Given problem: Every line that holds the string "diagram" is to be identified and copied.

Exercise material:
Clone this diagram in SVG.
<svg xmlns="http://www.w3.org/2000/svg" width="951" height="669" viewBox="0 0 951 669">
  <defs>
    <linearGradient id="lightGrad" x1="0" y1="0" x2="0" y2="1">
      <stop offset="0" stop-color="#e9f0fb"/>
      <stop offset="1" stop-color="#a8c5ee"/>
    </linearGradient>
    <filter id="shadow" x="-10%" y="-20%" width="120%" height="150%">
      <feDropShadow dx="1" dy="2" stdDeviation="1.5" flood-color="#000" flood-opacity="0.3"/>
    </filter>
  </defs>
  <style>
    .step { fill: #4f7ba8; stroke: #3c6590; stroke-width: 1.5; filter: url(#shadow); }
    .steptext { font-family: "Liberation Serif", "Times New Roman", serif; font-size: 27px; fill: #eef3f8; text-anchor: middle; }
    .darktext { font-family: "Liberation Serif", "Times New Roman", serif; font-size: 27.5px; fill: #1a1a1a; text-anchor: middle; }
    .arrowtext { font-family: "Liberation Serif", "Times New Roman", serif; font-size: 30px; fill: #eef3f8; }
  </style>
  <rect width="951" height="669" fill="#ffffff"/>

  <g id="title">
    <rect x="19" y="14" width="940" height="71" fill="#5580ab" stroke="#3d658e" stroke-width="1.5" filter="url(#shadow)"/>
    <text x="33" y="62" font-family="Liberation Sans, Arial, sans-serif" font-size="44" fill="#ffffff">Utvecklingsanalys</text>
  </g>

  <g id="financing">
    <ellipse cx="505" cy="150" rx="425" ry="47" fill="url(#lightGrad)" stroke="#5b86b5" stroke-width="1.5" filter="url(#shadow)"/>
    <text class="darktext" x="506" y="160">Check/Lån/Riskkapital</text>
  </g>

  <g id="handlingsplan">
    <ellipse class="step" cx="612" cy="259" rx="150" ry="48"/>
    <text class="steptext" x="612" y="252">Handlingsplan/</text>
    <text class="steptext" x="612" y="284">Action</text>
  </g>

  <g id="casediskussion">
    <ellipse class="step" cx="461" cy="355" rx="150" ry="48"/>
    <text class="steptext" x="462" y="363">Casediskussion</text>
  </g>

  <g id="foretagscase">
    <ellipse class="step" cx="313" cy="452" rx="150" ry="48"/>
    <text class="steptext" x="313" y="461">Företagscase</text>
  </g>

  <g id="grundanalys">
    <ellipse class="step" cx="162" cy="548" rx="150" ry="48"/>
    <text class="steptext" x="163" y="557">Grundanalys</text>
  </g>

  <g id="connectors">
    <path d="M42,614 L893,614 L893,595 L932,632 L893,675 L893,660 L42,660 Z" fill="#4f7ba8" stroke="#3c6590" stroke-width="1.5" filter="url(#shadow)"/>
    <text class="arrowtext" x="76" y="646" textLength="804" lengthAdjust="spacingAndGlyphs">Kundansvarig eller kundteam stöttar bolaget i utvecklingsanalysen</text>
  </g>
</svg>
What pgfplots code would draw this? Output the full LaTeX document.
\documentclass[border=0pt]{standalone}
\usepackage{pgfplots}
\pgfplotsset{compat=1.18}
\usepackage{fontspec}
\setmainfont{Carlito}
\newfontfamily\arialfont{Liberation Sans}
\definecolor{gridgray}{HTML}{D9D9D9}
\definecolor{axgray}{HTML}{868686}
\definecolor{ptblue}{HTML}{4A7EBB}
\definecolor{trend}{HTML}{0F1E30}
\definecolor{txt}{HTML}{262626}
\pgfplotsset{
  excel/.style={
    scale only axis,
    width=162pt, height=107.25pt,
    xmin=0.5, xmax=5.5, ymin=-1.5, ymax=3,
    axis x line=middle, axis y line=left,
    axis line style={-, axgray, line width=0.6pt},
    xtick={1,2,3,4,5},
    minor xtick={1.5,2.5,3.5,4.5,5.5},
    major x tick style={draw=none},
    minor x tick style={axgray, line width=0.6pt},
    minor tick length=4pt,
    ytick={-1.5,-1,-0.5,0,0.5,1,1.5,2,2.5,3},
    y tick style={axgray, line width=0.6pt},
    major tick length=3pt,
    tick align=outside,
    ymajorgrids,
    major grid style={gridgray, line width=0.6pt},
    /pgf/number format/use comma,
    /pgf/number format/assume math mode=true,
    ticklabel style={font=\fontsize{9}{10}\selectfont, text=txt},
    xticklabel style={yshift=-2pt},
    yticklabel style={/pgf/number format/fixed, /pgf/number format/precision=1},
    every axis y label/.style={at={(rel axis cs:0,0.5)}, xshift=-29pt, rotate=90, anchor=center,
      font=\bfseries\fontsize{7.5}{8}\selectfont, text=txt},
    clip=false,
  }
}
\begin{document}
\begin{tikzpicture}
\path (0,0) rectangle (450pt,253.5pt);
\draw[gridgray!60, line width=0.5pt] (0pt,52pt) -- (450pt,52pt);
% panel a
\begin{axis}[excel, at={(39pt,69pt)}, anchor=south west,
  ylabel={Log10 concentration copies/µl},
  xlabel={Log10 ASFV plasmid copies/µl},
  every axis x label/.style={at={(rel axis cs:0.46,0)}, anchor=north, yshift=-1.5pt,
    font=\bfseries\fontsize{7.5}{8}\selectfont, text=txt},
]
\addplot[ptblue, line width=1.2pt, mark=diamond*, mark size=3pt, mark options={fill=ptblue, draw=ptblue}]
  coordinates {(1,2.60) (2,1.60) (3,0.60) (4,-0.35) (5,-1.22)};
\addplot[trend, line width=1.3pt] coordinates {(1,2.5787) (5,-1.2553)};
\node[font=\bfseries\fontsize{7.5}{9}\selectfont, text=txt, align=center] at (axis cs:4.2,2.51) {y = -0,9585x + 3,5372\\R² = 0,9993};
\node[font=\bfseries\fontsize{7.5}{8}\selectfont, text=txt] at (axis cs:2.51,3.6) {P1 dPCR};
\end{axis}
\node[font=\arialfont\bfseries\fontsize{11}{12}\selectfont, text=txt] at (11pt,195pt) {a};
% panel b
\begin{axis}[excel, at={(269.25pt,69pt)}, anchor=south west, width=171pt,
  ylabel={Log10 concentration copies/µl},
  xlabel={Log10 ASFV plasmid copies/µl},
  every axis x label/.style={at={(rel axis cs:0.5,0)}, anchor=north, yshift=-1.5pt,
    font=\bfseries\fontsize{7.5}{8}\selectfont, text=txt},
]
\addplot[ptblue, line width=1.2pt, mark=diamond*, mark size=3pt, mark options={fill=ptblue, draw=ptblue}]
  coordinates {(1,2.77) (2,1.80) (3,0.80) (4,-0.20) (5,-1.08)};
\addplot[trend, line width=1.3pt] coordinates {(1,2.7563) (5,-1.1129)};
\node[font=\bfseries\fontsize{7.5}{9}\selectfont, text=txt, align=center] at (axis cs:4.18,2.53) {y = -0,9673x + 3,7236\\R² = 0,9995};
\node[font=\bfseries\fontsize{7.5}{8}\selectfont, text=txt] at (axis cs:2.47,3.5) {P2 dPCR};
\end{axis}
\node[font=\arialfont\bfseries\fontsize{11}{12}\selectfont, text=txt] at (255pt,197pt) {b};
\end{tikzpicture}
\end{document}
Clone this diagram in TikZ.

Answer in full:
Clone this diagram in SVG.
Clone this diagram in TikZ.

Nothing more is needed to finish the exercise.